Interesting piece, the central thrust of which I agree with: That the EU needs to organise its own defence and to take it seriously. As the largest economic bloc, there is no excuse for it lacking the resources to mount its own defence.
One observation: The size of the Ukrainian population is about one-third that of Russia's. If supplied with weaponry by the rest of Europe and organised on a militia basis similar to that of Switzerland, it should easily be capable of fielding a force greater than one-third that of Russia's. From what I hear there is no lack of readiness to fight on the part of Ukrainians. Crimea, moreover, has a land-bridge to the rest of Ukraine more substantial than its connection with Russia. It could be taken back and held if the will of Europe were united behind the venture.

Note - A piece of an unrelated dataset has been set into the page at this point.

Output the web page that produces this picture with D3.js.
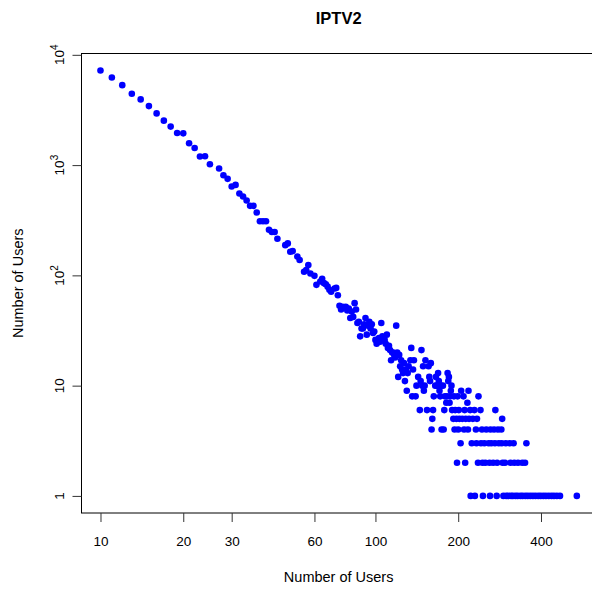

A defence that does not include delivery of ordnance deep within Russia is no defence at all, however. Russia has rocket artillery with ranges in the hundreds of kilometres, delivery systems of all ranges up to and including global and an air-force which is actually launched and provisioned from bases within Russia. Allowing it to fight only on European soil, pounding us from behind the Urals, makes war a cost-free proposition for Russia. Not only must its assets be destroyed where they are based in order to defeat it but it must know that its doctrine of tactical nuclear use will trigger an annihilating response: Europe needs a modern nuclear force of its own based close enough to Russian cities that its leadership know they are personally not immune.
We live in a world of rocketry, drones and robotics. I knew in the 1980s of British anti-radar missile systems that can loiter over the battlefield and eliminate radar antennae as they are switched on. There's been four decades of progress since then. The USA has weapons that can dispense 200 individually-targetted anti-tank munitions from one automated vehicle, and Russia has supersonic torpedoes. Armoured columns, bombers and ships are just big, fat targets in a world of terminally-guided sniper's bullets and autonomous drones. Individual soldiers little more so.
A fully-modern European defence force could make its Eastern frontier unassailable. What has been lacking is the will.